In the data below, locate the line containing "Clone this chart in Bokeh." and the line containing "p.title.standoff = 16", then retype both and everything between them exactly. Pictures are not part of the copy.
╭─ RECORDS FOR THIS TASK
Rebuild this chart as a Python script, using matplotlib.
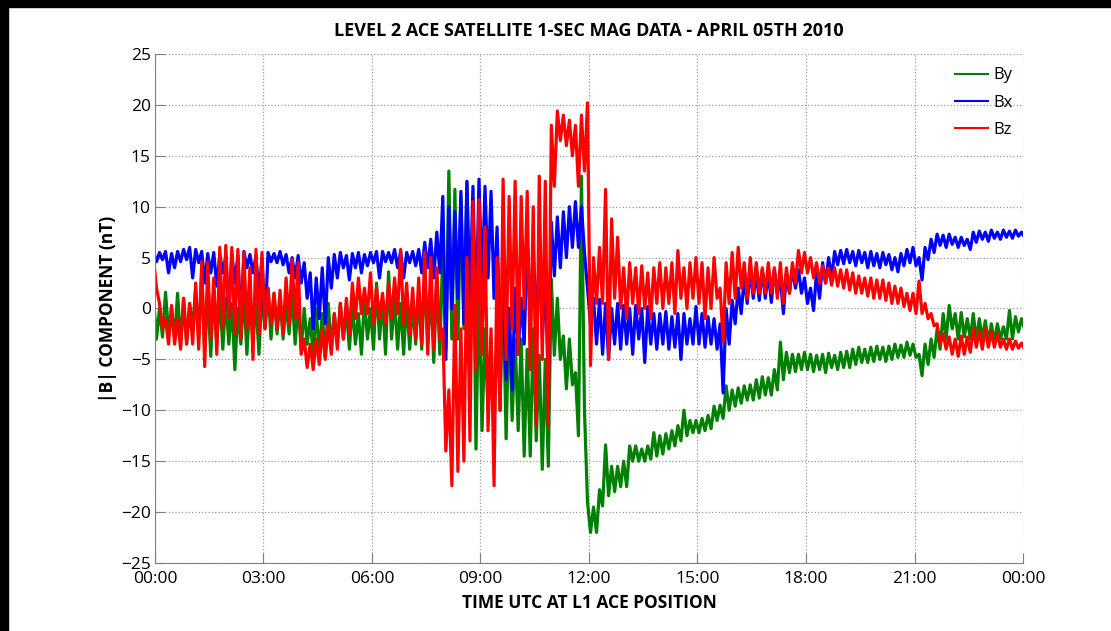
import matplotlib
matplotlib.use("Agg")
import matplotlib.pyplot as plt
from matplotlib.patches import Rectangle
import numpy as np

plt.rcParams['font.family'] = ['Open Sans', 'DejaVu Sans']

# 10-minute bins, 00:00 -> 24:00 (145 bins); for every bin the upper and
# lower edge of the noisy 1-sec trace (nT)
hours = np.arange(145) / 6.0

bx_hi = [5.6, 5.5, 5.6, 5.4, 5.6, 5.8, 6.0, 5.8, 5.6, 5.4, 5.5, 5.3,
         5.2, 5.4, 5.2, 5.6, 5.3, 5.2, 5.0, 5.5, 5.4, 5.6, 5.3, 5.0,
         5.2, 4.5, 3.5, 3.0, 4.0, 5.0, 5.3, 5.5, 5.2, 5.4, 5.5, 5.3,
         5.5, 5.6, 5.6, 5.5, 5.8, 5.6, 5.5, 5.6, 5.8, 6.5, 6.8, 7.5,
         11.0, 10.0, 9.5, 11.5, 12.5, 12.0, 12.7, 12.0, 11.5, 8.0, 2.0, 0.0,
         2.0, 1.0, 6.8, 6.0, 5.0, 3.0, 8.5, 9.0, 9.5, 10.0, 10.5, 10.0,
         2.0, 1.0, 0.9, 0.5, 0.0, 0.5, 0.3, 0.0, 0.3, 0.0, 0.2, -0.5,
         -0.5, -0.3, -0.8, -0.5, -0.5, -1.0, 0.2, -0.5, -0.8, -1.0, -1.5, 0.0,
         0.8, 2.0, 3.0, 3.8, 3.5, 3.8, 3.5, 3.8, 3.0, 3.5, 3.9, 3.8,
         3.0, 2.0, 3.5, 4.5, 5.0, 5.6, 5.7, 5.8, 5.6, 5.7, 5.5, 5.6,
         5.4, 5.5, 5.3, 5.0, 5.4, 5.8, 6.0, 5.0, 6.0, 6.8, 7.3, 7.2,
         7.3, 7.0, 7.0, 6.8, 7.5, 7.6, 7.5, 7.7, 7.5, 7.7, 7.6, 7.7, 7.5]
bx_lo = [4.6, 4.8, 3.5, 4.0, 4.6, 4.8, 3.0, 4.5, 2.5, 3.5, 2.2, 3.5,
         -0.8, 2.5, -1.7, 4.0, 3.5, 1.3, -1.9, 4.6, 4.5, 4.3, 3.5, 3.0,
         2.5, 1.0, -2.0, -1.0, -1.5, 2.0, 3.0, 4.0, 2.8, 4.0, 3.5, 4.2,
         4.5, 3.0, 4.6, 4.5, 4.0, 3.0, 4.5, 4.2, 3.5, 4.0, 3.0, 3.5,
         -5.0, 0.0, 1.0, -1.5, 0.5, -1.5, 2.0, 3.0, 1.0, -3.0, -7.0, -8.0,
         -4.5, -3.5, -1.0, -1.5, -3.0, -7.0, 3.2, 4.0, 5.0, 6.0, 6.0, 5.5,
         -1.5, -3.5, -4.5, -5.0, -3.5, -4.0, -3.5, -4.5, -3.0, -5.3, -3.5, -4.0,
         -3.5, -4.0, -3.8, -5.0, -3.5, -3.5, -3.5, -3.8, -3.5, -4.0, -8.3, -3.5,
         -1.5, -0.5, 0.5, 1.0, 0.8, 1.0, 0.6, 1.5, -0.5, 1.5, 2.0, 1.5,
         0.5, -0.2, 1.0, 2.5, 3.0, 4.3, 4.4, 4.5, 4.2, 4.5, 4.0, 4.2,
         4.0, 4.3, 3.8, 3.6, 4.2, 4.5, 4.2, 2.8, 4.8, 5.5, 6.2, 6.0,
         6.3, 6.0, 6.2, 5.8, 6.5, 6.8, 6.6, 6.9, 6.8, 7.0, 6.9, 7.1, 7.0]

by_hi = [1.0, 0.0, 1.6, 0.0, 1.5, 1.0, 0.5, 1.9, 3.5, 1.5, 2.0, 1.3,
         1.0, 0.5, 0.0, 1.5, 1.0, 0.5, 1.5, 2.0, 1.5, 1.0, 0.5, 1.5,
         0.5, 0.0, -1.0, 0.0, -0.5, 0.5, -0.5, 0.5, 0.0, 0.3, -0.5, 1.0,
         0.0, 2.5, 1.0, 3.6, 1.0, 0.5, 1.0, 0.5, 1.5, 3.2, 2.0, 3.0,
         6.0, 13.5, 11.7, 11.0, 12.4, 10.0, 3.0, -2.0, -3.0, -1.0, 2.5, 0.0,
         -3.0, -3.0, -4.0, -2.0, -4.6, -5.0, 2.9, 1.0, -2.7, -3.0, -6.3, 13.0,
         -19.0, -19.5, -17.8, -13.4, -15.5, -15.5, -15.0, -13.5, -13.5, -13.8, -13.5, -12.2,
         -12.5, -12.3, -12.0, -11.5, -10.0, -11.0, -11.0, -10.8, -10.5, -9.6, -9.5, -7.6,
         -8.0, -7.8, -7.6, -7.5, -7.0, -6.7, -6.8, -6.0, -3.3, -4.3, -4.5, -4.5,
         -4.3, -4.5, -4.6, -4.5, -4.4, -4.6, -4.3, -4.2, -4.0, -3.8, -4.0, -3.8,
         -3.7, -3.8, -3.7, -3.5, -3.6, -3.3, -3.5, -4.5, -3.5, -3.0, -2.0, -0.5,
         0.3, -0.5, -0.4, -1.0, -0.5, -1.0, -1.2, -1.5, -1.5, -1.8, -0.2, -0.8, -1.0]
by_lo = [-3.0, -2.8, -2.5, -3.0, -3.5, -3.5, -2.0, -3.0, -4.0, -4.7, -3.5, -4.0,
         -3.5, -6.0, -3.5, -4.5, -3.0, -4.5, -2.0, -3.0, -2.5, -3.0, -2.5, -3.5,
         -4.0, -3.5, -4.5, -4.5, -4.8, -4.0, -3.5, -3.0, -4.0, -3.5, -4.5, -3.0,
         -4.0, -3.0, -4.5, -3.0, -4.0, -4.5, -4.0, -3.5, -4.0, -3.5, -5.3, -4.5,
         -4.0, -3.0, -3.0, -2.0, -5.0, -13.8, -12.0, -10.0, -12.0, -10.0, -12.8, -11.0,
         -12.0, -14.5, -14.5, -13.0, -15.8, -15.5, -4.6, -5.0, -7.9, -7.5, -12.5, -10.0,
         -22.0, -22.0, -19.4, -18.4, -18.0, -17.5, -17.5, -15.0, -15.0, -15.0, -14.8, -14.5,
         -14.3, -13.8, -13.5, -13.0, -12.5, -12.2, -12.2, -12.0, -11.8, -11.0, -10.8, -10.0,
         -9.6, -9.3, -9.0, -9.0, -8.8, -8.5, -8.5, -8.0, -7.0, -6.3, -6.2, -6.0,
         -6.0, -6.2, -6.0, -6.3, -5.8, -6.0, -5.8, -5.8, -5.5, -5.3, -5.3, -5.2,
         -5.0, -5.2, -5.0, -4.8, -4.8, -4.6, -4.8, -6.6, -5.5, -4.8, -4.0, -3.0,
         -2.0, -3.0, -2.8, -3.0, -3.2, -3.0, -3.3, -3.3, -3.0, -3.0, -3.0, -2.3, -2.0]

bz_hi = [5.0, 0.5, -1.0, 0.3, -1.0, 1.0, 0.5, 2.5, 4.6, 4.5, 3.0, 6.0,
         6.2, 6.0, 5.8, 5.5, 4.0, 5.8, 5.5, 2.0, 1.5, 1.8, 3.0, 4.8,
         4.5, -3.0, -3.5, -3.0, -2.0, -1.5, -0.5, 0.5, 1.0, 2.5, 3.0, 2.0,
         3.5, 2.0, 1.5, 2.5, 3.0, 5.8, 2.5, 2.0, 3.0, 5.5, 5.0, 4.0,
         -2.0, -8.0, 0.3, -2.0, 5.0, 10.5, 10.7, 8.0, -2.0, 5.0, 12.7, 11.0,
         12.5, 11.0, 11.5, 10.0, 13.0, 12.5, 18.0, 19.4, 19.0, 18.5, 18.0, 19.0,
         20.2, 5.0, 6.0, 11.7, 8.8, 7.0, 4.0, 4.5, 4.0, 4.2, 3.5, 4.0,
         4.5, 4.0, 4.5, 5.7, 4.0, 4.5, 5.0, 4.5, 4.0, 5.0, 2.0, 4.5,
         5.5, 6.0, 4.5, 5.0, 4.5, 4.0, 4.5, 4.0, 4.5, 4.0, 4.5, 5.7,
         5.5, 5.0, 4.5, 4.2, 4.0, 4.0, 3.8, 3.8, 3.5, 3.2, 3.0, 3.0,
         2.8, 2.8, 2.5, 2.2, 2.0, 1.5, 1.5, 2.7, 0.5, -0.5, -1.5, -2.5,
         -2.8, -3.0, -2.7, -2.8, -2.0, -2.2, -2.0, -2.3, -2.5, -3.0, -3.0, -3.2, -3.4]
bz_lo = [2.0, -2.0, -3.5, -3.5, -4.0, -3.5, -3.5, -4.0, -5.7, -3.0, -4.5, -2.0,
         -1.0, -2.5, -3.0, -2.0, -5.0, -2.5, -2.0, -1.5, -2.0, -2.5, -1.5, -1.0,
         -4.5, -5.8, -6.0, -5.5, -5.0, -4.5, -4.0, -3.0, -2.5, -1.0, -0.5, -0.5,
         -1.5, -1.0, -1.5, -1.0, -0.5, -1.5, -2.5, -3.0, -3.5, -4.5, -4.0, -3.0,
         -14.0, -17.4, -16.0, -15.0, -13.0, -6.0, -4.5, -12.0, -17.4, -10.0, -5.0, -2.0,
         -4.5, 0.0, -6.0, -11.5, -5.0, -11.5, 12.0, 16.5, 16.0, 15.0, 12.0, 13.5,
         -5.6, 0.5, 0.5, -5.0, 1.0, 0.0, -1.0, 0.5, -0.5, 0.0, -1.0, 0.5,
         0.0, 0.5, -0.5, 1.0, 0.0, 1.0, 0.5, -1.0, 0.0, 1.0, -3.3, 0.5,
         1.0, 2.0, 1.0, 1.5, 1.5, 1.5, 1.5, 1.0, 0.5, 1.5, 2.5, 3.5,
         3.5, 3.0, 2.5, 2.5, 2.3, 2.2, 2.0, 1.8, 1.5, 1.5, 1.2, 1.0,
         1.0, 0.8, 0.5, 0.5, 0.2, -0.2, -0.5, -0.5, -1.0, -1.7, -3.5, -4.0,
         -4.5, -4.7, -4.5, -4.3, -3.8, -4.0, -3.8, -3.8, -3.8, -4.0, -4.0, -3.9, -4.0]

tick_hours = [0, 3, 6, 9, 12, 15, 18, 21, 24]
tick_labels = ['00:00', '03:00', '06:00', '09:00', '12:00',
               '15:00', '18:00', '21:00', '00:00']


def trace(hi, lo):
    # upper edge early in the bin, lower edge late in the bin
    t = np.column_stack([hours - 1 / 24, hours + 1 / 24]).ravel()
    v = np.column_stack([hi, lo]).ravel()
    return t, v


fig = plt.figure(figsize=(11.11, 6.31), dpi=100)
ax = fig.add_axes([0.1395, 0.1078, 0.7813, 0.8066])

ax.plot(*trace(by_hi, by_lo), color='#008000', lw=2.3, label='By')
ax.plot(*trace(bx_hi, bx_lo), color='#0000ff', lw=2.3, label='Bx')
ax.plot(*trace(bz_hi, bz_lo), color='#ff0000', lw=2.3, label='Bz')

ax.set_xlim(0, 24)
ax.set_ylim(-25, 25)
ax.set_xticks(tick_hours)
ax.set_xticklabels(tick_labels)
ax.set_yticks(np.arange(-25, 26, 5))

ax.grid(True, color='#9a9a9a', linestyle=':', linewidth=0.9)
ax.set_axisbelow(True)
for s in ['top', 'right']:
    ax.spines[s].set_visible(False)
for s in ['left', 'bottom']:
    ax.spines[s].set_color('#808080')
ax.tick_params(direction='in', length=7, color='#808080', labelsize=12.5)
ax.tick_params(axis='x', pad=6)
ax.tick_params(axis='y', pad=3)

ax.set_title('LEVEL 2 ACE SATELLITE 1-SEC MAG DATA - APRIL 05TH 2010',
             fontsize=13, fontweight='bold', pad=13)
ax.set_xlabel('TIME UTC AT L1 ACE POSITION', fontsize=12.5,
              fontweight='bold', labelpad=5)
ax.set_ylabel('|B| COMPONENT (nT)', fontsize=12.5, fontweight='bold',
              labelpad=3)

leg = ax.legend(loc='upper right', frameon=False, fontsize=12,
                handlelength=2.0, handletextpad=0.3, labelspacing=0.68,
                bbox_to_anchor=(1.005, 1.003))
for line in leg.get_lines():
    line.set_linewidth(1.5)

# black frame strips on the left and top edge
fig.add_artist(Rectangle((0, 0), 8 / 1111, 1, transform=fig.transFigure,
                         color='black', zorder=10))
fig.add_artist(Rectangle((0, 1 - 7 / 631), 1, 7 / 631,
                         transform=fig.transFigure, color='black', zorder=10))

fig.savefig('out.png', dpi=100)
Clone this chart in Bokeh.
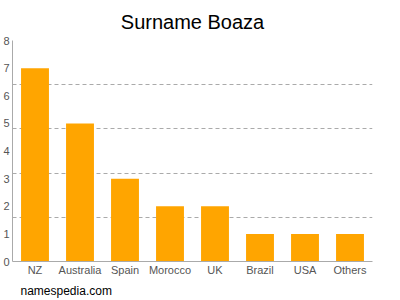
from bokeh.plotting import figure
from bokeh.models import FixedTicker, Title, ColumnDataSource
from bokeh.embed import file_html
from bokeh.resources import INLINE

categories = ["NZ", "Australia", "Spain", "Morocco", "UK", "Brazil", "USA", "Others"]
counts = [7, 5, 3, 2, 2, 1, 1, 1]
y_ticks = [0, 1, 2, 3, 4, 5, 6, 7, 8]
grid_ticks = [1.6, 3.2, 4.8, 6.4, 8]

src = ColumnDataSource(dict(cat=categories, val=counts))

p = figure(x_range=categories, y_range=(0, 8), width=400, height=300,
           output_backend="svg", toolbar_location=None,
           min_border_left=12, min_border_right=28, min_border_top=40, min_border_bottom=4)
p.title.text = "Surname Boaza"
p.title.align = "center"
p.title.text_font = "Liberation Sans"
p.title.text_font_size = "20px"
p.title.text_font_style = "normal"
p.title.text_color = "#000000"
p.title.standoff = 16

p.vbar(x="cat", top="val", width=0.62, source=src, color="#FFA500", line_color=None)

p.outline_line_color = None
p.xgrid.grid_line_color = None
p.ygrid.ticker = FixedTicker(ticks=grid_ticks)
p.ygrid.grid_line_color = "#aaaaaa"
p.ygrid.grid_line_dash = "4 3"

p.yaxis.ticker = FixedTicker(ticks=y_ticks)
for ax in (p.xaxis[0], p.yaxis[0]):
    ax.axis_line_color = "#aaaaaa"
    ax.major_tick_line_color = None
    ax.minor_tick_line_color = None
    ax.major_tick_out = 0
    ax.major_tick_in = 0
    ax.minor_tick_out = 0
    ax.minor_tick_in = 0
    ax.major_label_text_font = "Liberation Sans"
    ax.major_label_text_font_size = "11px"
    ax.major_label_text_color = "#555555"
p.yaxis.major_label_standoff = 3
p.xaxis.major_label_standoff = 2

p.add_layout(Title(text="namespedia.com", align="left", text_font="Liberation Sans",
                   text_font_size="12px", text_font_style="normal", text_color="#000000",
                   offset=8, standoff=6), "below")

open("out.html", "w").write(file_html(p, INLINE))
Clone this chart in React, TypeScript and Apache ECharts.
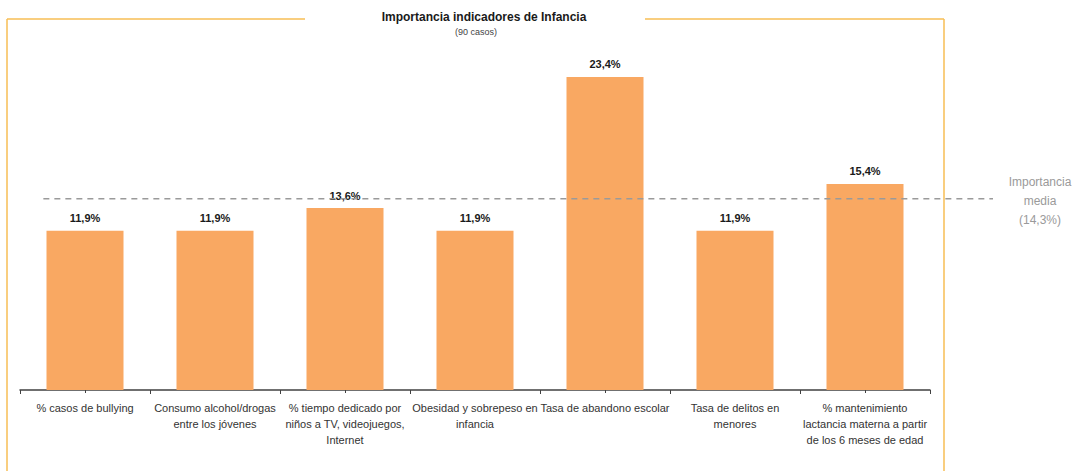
╰─
◆ **CORRECT OUTPUT**:
Clone this chart in Bokeh.
from bokeh.plotting import figure
from bokeh.models import FixedTicker, Title, ColumnDataSource
from bokeh.embed import file_html
from bokeh.resources import INLINE

categories = ["NZ", "Australia", "Spain", "Morocco", "UK", "Brazil", "USA", "Others"]
counts = [7, 5, 3, 2, 2, 1, 1, 1]
y_ticks = [0, 1, 2, 3, 4, 5, 6, 7, 8]
grid_ticks = [1.6, 3.2, 4.8, 6.4, 8]

src = ColumnDataSource(dict(cat=categories, val=counts))

p = figure(x_range=categories, y_range=(0, 8), width=400, height=300,
           output_backend="svg", toolbar_location=None,
           min_border_left=12, min_border_right=28, min_border_top=40, min_border_bottom=4)
p.title.text = "Surname Boaza"
p.title.align = "center"
p.title.text_font = "Liberation Sans"
p.title.text_font_size = "20px"
p.title.text_font_style = "normal"
p.title.text_color = "#000000"
p.title.standoff = 16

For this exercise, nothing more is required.